January 21, 2015
What the New OSHA Standards Mean For Your Company
The New Year has officially begun, and among the many changes it promises are a new set of OSHA standards and some upgrades to existing regulations. In this quick blog post, we will review part of OSHA"s agenda for the year and how it applies to the reliability industry. In particular, we will look at how it affects job safety issues.
This year is a big one for OSHA, especially when it comes to safety inspections and reporting work-related injuries or deaths, arguably two of the biggest areas of change for this year. There is, of course, more on the docket, but these two main portions will be our focus today.
Injury Reporting Rules
Effective the first day of January 2015, OSHA began requiring all non-exempt employers to alert OSHA in the event of an employee death within eight hours of the event. For any workplace injuries that require hospitalization or result in loss of limbs or eyes, employers have 24 hours to notify OSHA. This is a change from previous years, where only deaths or hospitalizations involving multiple employees had to be reported.
Previously exempt employers and even industries are not immune to this change. Even though your company may have been exempt before, you are now responsible for reporting injuries and deaths under the new ruling. Certain industries may still remain unaffected by this rule: Check the OSHA website for more information on which industries are affected and which new ones have been added to the list.
Other OSHA Rulings
Not all OSHA rulings are in yet, and the specifics of certain proposals are not available as of this writing for many. However, there are a few "final rules" we can note.
One rule we expect to come down the pipeline regards record-keeping for workplace injuries and illnesses. Reportedly, OSHA intends to require employers to submit electronic filings for the OSHA 300 Log, OSHA 301 Incident Report, and the OSHA 300 summary, regardless of whether they are requested or not (currently, you only have to submit them if requested).
Indeed, employers are already able to (and encouraged to) submit workplace injury and death reports via the OSHA website in an effort to streamline the reporting process.

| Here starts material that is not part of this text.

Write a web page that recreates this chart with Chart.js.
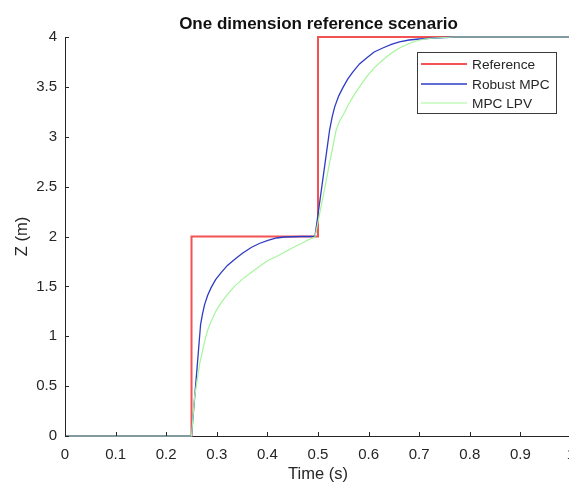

Other changes include regulations for confined spaces in construction, certification requirements for crane and derrick operators, and rulings to help prevent slips and falls, to name but a few.
Keeping updated on the latest changes in policy and regulations can be a pain but is a mandatory part of any reliability manager"s job: We owe it to our employees and customers to ensure that we are doing everything in our power to keep them safe.
Following blogs and signing up for industry newsletters is a great way to stay up to date not only on the latest OSHA standards but on the industry as well. Taking 15 minutes out of your day to visit industry websites and even the OSHA site itself is time well spent and easily justifiable to even the most stern of managers.